▸ **Task to complete**:
Locate the line that contains "Convert this chart" and the line that contains "43600, 50300, 133000, 215000, 267000, 300000]". Copy both of them exactly, together with every line between them, and no others.

▸ **Dataset**:
[start]

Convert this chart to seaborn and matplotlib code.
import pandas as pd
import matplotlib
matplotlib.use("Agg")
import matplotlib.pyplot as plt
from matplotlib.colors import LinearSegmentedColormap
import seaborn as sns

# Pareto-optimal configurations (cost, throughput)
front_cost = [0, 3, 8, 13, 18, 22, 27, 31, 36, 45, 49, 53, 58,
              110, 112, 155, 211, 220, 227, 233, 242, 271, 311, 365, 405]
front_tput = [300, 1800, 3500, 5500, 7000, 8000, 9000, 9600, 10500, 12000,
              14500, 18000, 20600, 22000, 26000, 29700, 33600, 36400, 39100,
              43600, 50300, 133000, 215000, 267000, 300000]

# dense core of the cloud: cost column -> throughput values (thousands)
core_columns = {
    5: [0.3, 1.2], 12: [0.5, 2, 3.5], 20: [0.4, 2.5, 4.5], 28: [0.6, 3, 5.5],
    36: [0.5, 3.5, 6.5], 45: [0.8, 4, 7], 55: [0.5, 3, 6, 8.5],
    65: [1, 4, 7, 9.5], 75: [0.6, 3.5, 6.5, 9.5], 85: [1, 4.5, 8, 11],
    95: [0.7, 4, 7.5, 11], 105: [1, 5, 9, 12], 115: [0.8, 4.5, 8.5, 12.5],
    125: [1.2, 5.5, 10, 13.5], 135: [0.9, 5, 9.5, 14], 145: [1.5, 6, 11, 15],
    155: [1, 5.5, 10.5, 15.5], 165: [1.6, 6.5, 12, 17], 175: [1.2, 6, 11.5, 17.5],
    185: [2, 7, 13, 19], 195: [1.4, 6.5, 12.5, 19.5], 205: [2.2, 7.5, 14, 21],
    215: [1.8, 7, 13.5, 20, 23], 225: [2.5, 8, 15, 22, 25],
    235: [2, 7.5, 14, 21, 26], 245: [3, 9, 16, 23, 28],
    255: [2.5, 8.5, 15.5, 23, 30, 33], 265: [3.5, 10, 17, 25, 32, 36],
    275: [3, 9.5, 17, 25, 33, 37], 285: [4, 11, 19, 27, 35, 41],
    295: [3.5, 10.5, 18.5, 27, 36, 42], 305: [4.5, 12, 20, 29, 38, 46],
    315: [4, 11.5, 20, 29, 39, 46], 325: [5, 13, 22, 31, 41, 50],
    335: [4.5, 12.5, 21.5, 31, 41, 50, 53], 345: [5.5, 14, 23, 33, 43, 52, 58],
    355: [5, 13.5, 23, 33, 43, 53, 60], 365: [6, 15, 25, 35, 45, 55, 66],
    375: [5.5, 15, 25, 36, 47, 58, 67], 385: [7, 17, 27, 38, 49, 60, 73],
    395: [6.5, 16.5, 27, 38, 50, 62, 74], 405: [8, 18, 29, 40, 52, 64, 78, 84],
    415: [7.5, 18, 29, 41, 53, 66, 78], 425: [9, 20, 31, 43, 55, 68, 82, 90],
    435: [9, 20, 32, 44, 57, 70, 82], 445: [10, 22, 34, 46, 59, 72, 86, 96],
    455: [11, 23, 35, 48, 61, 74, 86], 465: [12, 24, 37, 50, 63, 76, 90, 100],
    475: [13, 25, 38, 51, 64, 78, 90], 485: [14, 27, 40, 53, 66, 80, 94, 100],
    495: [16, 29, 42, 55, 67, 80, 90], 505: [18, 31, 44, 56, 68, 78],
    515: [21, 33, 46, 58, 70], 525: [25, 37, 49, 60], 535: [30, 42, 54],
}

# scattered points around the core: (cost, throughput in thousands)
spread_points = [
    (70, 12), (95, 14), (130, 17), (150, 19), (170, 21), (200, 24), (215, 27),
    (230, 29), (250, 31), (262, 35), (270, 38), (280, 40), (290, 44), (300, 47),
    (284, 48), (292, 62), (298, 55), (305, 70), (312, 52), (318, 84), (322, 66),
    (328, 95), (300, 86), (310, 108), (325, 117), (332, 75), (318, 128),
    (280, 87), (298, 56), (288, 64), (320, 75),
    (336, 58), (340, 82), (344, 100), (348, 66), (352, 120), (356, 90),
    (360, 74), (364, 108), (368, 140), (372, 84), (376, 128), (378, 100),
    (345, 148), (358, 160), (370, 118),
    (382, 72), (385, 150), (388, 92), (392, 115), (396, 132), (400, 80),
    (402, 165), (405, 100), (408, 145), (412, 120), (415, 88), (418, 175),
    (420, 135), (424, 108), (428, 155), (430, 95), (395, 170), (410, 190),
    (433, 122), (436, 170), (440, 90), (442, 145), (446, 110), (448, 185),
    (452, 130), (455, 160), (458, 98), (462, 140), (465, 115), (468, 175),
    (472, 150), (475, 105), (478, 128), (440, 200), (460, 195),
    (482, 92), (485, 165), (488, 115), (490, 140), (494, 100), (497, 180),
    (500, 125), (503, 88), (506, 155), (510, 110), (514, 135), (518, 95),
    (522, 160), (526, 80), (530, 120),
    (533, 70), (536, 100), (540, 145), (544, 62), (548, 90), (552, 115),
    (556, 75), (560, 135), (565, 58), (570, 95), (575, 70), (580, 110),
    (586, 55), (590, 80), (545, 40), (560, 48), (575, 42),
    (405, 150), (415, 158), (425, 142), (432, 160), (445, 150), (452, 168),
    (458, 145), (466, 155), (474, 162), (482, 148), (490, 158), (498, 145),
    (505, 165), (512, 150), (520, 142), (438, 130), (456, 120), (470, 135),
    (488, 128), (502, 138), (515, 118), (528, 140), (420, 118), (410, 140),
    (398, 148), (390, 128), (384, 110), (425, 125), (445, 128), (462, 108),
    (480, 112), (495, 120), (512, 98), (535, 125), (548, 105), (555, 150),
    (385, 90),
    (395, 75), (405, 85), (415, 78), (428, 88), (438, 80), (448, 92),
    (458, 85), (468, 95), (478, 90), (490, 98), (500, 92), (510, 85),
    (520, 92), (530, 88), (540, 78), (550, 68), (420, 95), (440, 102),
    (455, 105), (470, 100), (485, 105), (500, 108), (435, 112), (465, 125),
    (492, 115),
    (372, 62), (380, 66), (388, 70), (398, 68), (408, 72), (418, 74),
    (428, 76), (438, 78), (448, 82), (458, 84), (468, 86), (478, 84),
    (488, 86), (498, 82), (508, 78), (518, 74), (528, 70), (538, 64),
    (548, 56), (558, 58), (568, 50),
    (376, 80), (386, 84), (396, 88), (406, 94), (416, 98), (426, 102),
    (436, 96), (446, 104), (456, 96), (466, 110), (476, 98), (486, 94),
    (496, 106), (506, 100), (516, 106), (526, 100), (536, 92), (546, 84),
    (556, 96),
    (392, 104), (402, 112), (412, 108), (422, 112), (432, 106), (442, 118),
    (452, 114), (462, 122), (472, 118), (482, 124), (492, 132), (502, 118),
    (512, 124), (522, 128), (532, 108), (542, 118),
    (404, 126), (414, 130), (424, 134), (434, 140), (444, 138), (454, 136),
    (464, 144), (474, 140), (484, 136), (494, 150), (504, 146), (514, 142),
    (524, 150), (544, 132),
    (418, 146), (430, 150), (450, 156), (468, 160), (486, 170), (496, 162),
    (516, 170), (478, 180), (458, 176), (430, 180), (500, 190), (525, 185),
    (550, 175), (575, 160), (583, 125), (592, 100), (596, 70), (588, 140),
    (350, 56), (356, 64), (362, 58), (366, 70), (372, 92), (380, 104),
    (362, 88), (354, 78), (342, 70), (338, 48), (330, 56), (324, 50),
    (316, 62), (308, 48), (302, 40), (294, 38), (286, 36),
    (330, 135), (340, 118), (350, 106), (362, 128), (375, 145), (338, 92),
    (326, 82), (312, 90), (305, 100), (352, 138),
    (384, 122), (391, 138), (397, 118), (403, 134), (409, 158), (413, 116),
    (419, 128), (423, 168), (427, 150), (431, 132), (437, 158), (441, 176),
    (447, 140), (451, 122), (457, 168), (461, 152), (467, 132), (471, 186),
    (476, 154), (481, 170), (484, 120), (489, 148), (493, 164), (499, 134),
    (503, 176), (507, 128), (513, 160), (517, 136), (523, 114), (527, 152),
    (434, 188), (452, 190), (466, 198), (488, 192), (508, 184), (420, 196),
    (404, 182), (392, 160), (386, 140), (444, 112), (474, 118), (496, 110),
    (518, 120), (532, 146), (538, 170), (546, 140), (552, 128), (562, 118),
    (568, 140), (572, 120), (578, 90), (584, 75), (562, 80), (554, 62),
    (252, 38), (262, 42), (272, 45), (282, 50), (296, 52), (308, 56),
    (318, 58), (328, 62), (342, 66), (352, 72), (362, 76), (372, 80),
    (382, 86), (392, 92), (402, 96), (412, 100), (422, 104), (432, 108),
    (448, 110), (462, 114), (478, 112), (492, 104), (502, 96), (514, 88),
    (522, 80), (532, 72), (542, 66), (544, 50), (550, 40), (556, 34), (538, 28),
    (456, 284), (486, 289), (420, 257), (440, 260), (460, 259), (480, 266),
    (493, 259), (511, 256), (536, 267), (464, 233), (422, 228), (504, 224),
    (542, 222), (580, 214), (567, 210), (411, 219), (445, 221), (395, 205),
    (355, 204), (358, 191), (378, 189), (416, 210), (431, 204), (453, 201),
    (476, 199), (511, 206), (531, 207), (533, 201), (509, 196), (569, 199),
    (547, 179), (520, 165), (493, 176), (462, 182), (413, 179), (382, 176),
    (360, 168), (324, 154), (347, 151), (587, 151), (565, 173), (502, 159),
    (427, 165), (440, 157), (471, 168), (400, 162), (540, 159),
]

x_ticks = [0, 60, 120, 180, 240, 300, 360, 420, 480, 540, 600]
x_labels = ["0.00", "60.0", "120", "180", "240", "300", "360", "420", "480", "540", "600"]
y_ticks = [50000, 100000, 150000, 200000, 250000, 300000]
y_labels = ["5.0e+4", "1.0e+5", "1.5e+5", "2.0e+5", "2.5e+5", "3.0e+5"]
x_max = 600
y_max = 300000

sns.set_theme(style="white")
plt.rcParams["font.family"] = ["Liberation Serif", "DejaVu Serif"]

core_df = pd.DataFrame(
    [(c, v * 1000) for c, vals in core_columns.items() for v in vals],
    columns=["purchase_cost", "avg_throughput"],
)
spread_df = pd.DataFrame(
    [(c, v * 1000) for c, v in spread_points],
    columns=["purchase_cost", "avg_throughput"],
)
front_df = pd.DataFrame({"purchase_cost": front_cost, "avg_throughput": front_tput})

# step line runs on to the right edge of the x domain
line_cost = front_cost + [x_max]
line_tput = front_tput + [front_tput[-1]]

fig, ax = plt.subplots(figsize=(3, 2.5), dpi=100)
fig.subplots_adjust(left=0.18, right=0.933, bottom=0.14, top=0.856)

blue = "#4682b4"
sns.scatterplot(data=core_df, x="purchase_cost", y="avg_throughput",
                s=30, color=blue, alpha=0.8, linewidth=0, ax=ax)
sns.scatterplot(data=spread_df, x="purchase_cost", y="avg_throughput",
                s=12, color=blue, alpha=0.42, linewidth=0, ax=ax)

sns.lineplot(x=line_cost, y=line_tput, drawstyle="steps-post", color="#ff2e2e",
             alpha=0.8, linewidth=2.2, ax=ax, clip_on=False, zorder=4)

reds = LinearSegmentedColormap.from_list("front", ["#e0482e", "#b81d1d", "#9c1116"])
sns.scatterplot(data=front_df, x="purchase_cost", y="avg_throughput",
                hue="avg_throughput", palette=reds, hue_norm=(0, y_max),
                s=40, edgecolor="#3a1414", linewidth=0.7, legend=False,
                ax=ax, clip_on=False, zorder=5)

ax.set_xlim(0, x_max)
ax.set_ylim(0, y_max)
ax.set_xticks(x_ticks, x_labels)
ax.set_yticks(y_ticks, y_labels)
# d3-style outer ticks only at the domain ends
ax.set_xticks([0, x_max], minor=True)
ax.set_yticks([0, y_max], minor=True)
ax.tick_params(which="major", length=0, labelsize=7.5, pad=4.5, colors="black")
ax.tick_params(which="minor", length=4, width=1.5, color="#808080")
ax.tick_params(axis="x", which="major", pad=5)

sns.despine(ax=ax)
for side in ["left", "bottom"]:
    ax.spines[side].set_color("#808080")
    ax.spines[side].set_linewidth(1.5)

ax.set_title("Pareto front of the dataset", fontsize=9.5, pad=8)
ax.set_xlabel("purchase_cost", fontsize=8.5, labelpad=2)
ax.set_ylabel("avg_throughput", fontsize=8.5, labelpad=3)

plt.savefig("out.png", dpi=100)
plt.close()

[end]
[start]

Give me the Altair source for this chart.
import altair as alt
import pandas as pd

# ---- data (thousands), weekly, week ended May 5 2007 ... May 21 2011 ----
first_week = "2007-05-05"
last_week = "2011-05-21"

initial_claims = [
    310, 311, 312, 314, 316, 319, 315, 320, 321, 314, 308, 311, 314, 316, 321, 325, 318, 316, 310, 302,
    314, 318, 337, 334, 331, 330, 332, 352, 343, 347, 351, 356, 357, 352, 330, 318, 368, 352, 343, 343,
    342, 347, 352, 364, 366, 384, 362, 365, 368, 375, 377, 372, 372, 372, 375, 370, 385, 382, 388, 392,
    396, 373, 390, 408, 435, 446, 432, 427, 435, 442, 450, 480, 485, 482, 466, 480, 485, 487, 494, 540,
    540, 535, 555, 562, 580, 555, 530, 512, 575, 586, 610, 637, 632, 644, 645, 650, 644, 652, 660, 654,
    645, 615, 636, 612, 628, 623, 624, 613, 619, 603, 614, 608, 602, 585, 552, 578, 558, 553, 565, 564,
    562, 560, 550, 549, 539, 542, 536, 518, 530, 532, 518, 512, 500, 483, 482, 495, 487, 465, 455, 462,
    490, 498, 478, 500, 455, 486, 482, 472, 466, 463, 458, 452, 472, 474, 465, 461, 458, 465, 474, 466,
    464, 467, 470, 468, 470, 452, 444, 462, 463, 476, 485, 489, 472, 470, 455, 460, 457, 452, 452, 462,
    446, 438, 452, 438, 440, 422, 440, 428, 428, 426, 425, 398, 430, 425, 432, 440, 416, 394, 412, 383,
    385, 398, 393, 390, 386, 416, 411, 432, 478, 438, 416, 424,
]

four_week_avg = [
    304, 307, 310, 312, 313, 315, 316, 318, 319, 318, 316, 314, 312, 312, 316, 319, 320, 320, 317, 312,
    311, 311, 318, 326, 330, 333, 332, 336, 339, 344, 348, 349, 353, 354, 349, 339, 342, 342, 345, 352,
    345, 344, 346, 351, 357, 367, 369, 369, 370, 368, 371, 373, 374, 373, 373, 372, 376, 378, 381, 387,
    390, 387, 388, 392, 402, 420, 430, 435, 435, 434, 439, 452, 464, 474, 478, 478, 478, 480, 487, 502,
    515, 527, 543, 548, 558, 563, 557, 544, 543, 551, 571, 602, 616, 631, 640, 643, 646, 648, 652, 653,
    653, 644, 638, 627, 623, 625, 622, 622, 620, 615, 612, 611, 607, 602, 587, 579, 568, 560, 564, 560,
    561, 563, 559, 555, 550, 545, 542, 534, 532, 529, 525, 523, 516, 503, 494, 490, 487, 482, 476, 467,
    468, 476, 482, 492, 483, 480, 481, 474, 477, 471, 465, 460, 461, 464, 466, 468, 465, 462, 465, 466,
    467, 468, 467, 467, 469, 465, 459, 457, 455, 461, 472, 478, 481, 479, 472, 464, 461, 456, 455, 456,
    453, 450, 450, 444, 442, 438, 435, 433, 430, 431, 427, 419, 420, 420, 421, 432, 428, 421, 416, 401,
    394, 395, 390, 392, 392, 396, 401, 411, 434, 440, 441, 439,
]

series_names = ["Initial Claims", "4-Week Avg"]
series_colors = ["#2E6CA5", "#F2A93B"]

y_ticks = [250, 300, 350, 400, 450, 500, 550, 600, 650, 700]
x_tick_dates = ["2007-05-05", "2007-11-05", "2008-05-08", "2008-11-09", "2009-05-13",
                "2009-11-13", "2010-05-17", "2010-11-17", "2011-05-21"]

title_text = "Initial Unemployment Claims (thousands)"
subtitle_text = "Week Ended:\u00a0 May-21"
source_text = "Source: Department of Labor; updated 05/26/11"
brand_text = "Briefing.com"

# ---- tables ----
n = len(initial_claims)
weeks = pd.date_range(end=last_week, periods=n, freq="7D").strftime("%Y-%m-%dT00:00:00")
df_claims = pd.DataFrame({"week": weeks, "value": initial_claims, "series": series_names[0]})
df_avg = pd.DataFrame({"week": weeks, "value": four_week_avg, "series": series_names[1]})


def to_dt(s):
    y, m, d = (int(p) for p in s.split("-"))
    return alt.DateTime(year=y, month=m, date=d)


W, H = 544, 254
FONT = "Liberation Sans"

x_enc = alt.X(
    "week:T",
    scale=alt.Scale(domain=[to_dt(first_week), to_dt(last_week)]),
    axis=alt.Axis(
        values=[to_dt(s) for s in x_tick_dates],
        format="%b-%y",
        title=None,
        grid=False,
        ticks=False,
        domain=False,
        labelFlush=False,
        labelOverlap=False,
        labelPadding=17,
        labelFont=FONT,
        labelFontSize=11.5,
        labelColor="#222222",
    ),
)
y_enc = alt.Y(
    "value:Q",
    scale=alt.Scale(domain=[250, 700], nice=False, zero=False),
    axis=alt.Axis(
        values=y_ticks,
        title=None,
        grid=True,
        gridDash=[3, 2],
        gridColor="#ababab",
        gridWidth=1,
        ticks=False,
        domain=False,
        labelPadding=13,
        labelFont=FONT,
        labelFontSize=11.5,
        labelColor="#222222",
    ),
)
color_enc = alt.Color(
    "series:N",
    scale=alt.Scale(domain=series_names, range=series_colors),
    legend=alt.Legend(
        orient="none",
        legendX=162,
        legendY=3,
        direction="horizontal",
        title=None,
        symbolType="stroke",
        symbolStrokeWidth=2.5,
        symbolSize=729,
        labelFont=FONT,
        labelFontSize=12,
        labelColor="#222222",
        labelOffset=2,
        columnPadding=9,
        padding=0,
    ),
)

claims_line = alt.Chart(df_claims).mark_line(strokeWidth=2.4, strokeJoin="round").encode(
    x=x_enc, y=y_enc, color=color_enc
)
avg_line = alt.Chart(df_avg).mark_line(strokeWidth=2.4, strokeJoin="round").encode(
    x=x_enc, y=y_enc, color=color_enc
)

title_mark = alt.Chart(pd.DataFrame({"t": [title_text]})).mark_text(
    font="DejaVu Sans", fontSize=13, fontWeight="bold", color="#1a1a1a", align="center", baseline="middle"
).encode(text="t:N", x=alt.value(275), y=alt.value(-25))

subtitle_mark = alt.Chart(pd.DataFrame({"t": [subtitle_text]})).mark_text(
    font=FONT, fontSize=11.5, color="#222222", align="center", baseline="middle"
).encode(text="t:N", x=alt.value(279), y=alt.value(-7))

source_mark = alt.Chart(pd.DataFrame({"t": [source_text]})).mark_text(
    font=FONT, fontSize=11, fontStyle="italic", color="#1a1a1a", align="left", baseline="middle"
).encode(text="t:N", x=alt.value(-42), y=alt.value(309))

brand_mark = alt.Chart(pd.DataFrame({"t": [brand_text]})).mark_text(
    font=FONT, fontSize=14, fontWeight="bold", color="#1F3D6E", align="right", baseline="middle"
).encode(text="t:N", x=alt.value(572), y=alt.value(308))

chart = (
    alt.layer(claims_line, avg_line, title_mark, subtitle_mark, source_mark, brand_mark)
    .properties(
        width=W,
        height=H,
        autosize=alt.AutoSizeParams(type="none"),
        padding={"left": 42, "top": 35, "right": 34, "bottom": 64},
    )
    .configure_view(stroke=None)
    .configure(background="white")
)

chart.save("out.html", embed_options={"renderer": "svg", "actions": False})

[end]

▸ **Written solution**:
Convert this chart to seaborn and matplotlib code.
import pandas as pd
import matplotlib
matplotlib.use("Agg")
import matplotlib.pyplot as plt
from matplotlib.colors import LinearSegmentedColormap
import seaborn as sns

# Pareto-optimal configurations (cost, throughput)
front_cost = [0, 3, 8, 13, 18, 22, 27, 31, 36, 45, 49, 53, 58,
              110, 112, 155, 211, 220, 227, 233, 242, 271, 311, 365, 405]
front_tput = [300, 1800, 3500, 5500, 7000, 8000, 9000, 9600, 10500, 12000,
              14500, 18000, 20600, 22000, 26000, 29700, 33600, 36400, 39100,
              43600, 50300, 133000, 215000, 267000, 300000]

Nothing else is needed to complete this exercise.